▸ Stated exercise:
Copy all lines below exactly as written. Leave pictures out.

= = = = =

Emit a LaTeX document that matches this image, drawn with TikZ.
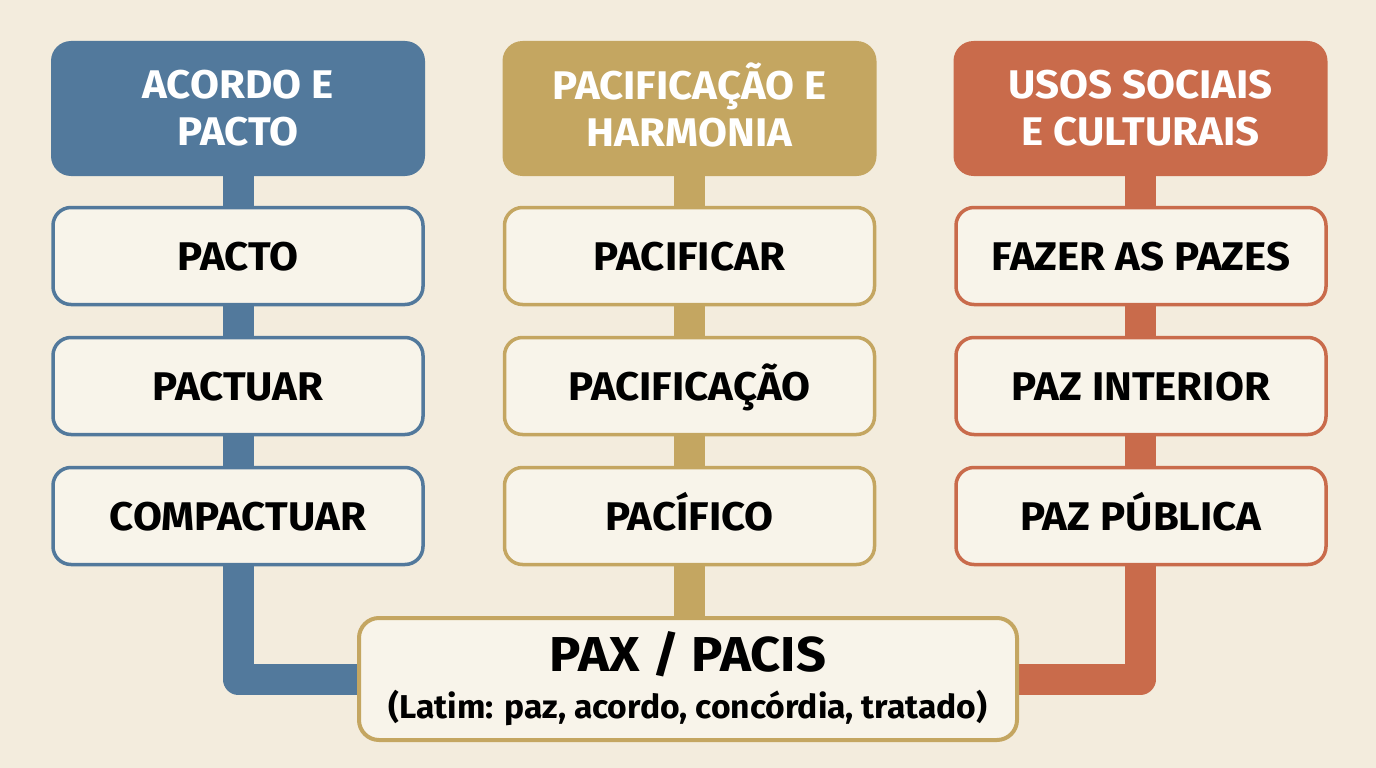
\documentclass[tikz,border=0pt]{standalone}
\usepackage{fontspec}
\setmainfont{Fira Sans}
\newfontfamily\itemfont{Fira Sans Bold}[FakeStretch=1.05]
\newfontfamily\paxfont{Fira Sans Bold}[FakeStretch=1.07]
\newfontfamily\subfont{Fira Sans Bold}[FakeStretch=1.02]
\usetikzlibrary{positioning}
\pgfdeclarelayer{paperlayer}
\pgfdeclarelayer{bg}
\pgfsetlayers{paperlayer,bg,main}
\definecolor{paper}{HTML}{F3ECDD}
\definecolor{boxfill}{HTML}{F8F4EA}
\definecolor{cblue}{HTML}{52799C}
\definecolor{cgold}{HTML}{C4A661}
\definecolor{cred}{HTML}{C96B4B}
\tikzset{
  header/.style={fill=#1, draw=none, rounded corners=20pt, minimum width=374pt, minimum height=135pt,
    text=white, align=center, font=\fontsize{40}{47}\itemfont, inner sep=0pt},
  item/.style={fill=boxfill, draw=#1, line width=3.5pt, rounded corners=18pt, minimum width=370pt,
    minimum height=97pt, text=black, font=\fontsize{40}{47}\itemfont, inner sep=0pt,
    text height=29pt, text depth=0pt},
  stem/.style={draw=#1, line width=31pt, line join=round, line cap=butt},
}
\begin{document}
\begin{tikzpicture}[x=1pt,y=-1pt]
\begin{pgfonlayer}{paperlayer}
\fill[paper] (0,0) rectangle (1376,768);
\end{pgfonlayer}
\useasboundingbox (0,0) rectangle (1376,768);

% headers
\node[header=cblue] (h1) at (238,108.5) {ACORDO E\\PACTO};
\node[header=cgold] (h2) at (689.5,108.5) {\smash{PACIFICAÇÃO E}\rule{0pt}{29pt}\\HARMONIA};
\node[header=cred]  (h3) at (1140.5,108.5) {USOS SOCIAIS\\E CULTURAIS};

% items
\node[item=cblue] (a1) at (238,256) {PACTO};
\node[item=cblue] (a2) at (238,386) {PACTUAR};
\node[item=cblue] (a3) at (238,516) {COMPACTUAR};
\node[item=cgold] (b1) at (689.5,256) {PACIFICAR};
\node[item=cgold] (b2) at (689.5,386) {PACIFICAÇÃO};
\node[item=cgold] (b3) at (689.5,516) {PACÍFICO};
\node[item=cred]  (c1) at (1141,256) {FAZER AS PAZES};
\node[item=cred]  (c2) at (1141,386) {PAZ INTERIOR};
\node[item=cred]  (c3) at (1141,516) {PAZ PÚBLICA};

% root
\node[fill=boxfill, draw=cgold, line width=4pt, rounded corners=20pt, minimum width=658pt,
  minimum height=122pt, inner sep=0pt, align=center] (pax) at (688,679)
  {{\fontsize{49}{52}\paxfont\rule{0pt}{39pt}PAX / PACIS}\\[12pt]
   {\fontsize{33}{36}\subfont (Latim: paz, acordo, concórdia, tratado)}};

\begin{pgfonlayer}{bg}
\draw[stem=cblue] (h1.center) |- (pax.west);
\draw[stem=cgold] (h2.center) -- (h2.center |- pax.center);
\draw[stem=cred] (h3.center) |- (pax.east);
\end{pgfonlayer}
\end{tikzpicture}
\end{document}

= = = = =

▸ The reply:
Emit a LaTeX document that matches this image, drawn with TikZ.
\documentclass[tikz,border=0pt]{standalone}
\usepackage{fontspec}
\setmainfont{Fira Sans}
\newfontfamily\itemfont{Fira Sans Bold}[FakeStretch=1.05]
\newfontfamily\paxfont{Fira Sans Bold}[FakeStretch=1.07]
\newfontfamily\subfont{Fira Sans Bold}[FakeStretch=1.02]
\usetikzlibrary{positioning}
\pgfdeclarelayer{paperlayer}
\pgfdeclarelayer{bg}
\pgfsetlayers{paperlayer,bg,main}
\definecolor{paper}{HTML}{F3ECDD}
\definecolor{boxfill}{HTML}{F8F4EA}
\definecolor{cblue}{HTML}{52799C}
\definecolor{cgold}{HTML}{C4A661}
\definecolor{cred}{HTML}{C96B4B}
\tikzset{
  header/.style={fill=#1, draw=none, rounded corners=20pt, minimum width=374pt, minimum height=135pt,
    text=white, align=center, font=\fontsize{40}{47}\itemfont, inner sep=0pt},
  item/.style={fill=boxfill, draw=#1, line width=3.5pt, rounded corners=18pt, minimum width=370pt,
    minimum height=97pt, text=black, font=\fontsize{40}{47}\itemfont, inner sep=0pt,
    text height=29pt, text depth=0pt},
  stem/.style={draw=#1, line width=31pt, line join=round, line cap=butt},
}
\begin{document}
\begin{tikzpicture}[x=1pt,y=-1pt]
\begin{pgfonlayer}{paperlayer}
\fill[paper] (0,0) rectangle (1376,768);
\end{pgfonlayer}
\useasboundingbox (0,0) rectangle (1376,768);

% headers
\node[header=cblue] (h1) at (238,108.5) {ACORDO E\\PACTO};
\node[header=cgold] (h2) at (689.5,108.5) {\smash{PACIFICAÇÃO E}\rule{0pt}{29pt}\\HARMONIA};
\node[header=cred]  (h3) at (1140.5,108.5) {USOS SOCIAIS\\E CULTURAIS};

% items
\node[item=cblue] (a1) at (238,256) {PACTO};
\node[item=cblue] (a2) at (238,386) {PACTUAR};
\node[item=cblue] (a3) at (238,516) {COMPACTUAR};
\node[item=cgold] (b1) at (689.5,256) {PACIFICAR};
\node[item=cgold] (b2) at (689.5,386) {PACIFICAÇÃO};
\node[item=cgold] (b3) at (689.5,516) {PACÍFICO};
\node[item=cred]  (c1) at (1141,256) {FAZER AS PAZES};
\node[item=cred]  (c2) at (1141,386) {PAZ INTERIOR};
\node[item=cred]  (c3) at (1141,516) {PAZ PÚBLICA};

% root
\node[fill=boxfill, draw=cgold, line width=4pt, rounded corners=20pt, minimum width=658pt,
  minimum height=122pt, inner sep=0pt, align=center] (pax) at (688,679)
  {{\fontsize{49}{52}\paxfont\rule{0pt}{39pt}PAX / PACIS}\\[12pt]
   {\fontsize{33}{36}\subfont (Latim: paz, acordo, concórdia, tratado)}};

\begin{pgfonlayer}{bg}
\draw[stem=cblue] (h1.center) |- (pax.west);
\draw[stem=cgold] (h2.center) -- (h2.center |- pax.center);
\draw[stem=cred] (h3.center) |- (pax.east);
\end{pgfonlayer}
\end{tikzpicture}
\end{document}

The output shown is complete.